Really, I don’t think either party thought this living situation through. They both complain about each other and don’t know where to go from here. I feel caught in the middle, even though I advised against this situation in the first place.
What is someone in the middle supposed to do?"
Oh my! Two loved ones have entered into a sort of well-meaning situation, but one that was not well considered.
It appears your daughter saw grandma’s house as a free room and board deal, with few strings attached. Your mother and maybe others in the family saw it as a caregiving situation.
For the record, caregiving is very real work. It is difficult, tiring, and the needs tend to grow over time as the person ages. Moving in with an elderly person usually implies that you intend to handle the household chores, especially when you don’t contribute financially. It doesn’t sound like the details were worked out in advance, which has created turmoil.

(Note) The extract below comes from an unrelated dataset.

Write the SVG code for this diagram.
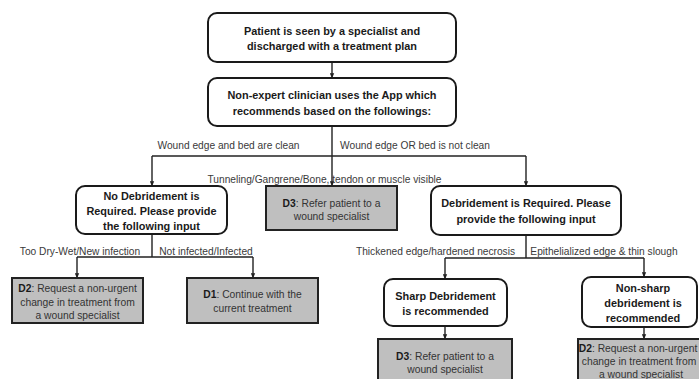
<svg xmlns="http://www.w3.org/2000/svg" width="699" height="379" viewBox="0 0 699 379">
<defs>
<marker id="ah" viewBox="0 0 8 8" refX="7.5" refY="4" markerWidth="5" markerHeight="5" orient="auto" markerUnits="userSpaceOnUse">
<path d="M0,0.5 L8,4 L0,7.5 z" fill="#222"/>
</marker>
<style>
.rbox{fill:#fff;stroke:#1a1a1a;stroke-width:2}
.gbox{fill:#bfbfbf;stroke:#222;stroke-width:2}
.bt{font-family:"Liberation Sans",Arial,sans-serif;font-weight:bold;font-size:10.9px;fill:#1a1a1a;text-anchor:middle}
.gt{font-family:"Liberation Sans",Arial,sans-serif;font-size:10.3px;fill:#333;text-anchor:middle}
.gt tspan.b{font-weight:bold;fill:#1a1a1a}
.lb{font-family:"Liberation Sans",Arial,sans-serif;font-size:10.2px;fill:#3a3a3a;text-anchor:middle}
.ln{fill:none;stroke:#222;stroke-width:1.4}
.ar{marker-end:url(#ah)}
</style>
</defs>
<rect width="699" height="379" fill="#fff"/>
<g id="connectors">
<path class="ln ar" d="M332,62 V78"/>
<path class="ln ar" d="M332,126 V186"/>
<path class="ln" d="M152,156 H526"/>
<path class="ln ar" d="M152,156 V186"/>
<path class="ln ar" d="M526,156 V186"/>
<path class="ln" d="M152,234 V257 M77,257 H253"/>
<path class="ln ar" d="M77,257 V278"/>
<path class="ln ar" d="M253,257 V278"/>
<path class="ln" d="M526,235 V258 M445,258 H644"/>
<path class="ln ar" d="M445,258 V279"/>
<path class="ln ar" d="M644,258 V277"/>
<path class="ln ar" d="M445,326 V339"/>
<path class="ln ar" d="M644,327 V339"/>
</g>
<g id="labels">
<text class="lb" x="228.5" y="149">Wound edge and bed are clean</text>
<text class="lb" x="415" y="149">Wound edge OR bed is not clean</text>
<text class="lb" x="324.5" y="183">Tunneling/Gangrene/Bone, tendon or muscle visible</text>
<text class="lb" x="80" y="255">Too Dry-Wet/New infection</text>
<text class="lb" x="206" y="255">Not infected/Infected</text>
<text class="lb" x="435.5" y="255">Thickened edge/hardened necrosis</text>
<text class="lb" x="604" y="255">Epithelialized edge &amp; thin slough</text>
</g>
<g id="n-patient">
<rect class="rbox" x="208" y="13" width="248" height="49" rx="9"/>
<text class="bt" x="332" y="35">Patient is seen by a specialist and</text>
<text class="bt" x="332" y="50">discharged with a treatment plan</text>
</g>
<g id="n-app">
<rect class="rbox" x="208" y="78" width="248" height="48" rx="9"/>
<text class="bt" x="332" y="99">Non-expert clinician uses the App which</text>
<text class="bt" x="332" y="115">recommends based on the followings:</text>
</g>
<g id="n-nodeb">
<rect class="rbox" x="76" y="186" width="151" height="48" rx="9"/>
<text class="bt" x="151.5" y="200">No Debridement is</text>
<text class="bt" x="151.5" y="215">Required. Please provide</text>
<text class="bt" x="151.5" y="230">the following input</text>
</g>
<g id="n-d3a">
<rect class="gbox" x="266" y="186" width="131" height="44"/>
<text class="gt" x="331.5" y="207"><tspan class="b">D3</tspan>: Refer patient to a</text>
<text class="gt" x="331.5" y="220">wound specialist</text>
</g>
<g id="n-deb">
<rect class="rbox" x="431" y="186" width="190" height="49" rx="9"/>
<text class="bt" x="526" y="207">Debridement is Required. Please</text>
<text class="bt" x="526" y="223">provide the following input</text>
</g>
<g id="n-d2a">
<rect class="gbox" x="12" y="278" width="131" height="45"/>
<text class="gt" x="77.5" y="292"><tspan class="b">D2</tspan>: Request a non-urgent</text>
<text class="gt" x="77.5" y="306">change in treatment from</text>
<text class="gt" x="77.5" y="319">a wound specialist</text>
</g>
<g id="n-d1">
<rect class="gbox" x="187" y="278" width="131" height="45"/>
<text class="gt" x="252.5" y="298"><tspan class="b">D1</tspan>: Continue with the</text>
<text class="gt" x="252.5" y="312">current treatment</text>
</g>
<g id="n-sharp">
<rect class="rbox" x="384" y="279" width="123" height="47" rx="9"/>
<text class="bt" x="445.5" y="300">Sharp Debridement</text>
<text class="bt" x="445.5" y="315">is recommended</text>
</g>
<g id="n-nonsharp">
<rect class="rbox" x="582" y="277" width="115" height="50" rx="9"/>
<text class="bt" x="643" y="292">Non-sharp</text>
<text class="bt" x="643" y="307">debridement is</text>
<text class="bt" x="643" y="322">recommended</text>
</g>
<g id="n-d3b">
<rect class="gbox" x="378" y="339" width="134" height="50"/>
<text class="gt" x="445" y="360"><tspan class="b">D3</tspan>: Refer patient to a</text>
<text class="gt" x="445" y="373">wound specialist</text>
</g>
<g id="n-d2b">
<rect class="gbox" x="578" y="339" width="132" height="50"/>
<text class="gt" x="638" y="352"><tspan class="b">D2</tspan>: Request a non-urgent</text>
<text class="gt" x="639" y="365">change in treatment from</text>
<text class="gt" x="641" y="378">a wound specialist</text>
</g>
</svg>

You could attempt to bring the two together to establish some parameters or expectations. If you do attempt this conversation, write down what they decide and ask each party to sign it.
If you believe your daughter is in over her head and will never follow through on an agreement, then she is not an appropriate roommate/caregiver for your mother. Staying in this situation will not make it easier, and their relationship will become further strained.
Without saying, “I told you so,” help your daughter find another place to live that’s more suited to her. It almost certainly won’t be free, but everything of value in life has a cost. She needs to move on.
Explain to your mother that at this time in her granddaughter’s life, the responsibility of a house and a grandparent is just too much for her to manage. Help your mother secure other solutions for transportation, shopping, and house care. From what you describe, your mother requires assistance. Researching and locating the services your mother needs is a task you can help her with, be it family members or paid help.
The most important thing you can do at this point is get your mother help, and release your daughter to adulthood. This is not an easy family situation and it won’t resolve positively over time on its own. Your daughter may just leave one day in anger or frustration, and your mother will flounder without any assistance. It’s best to jump in now and se tup a new plan.
I wish you well as you navigate this situation.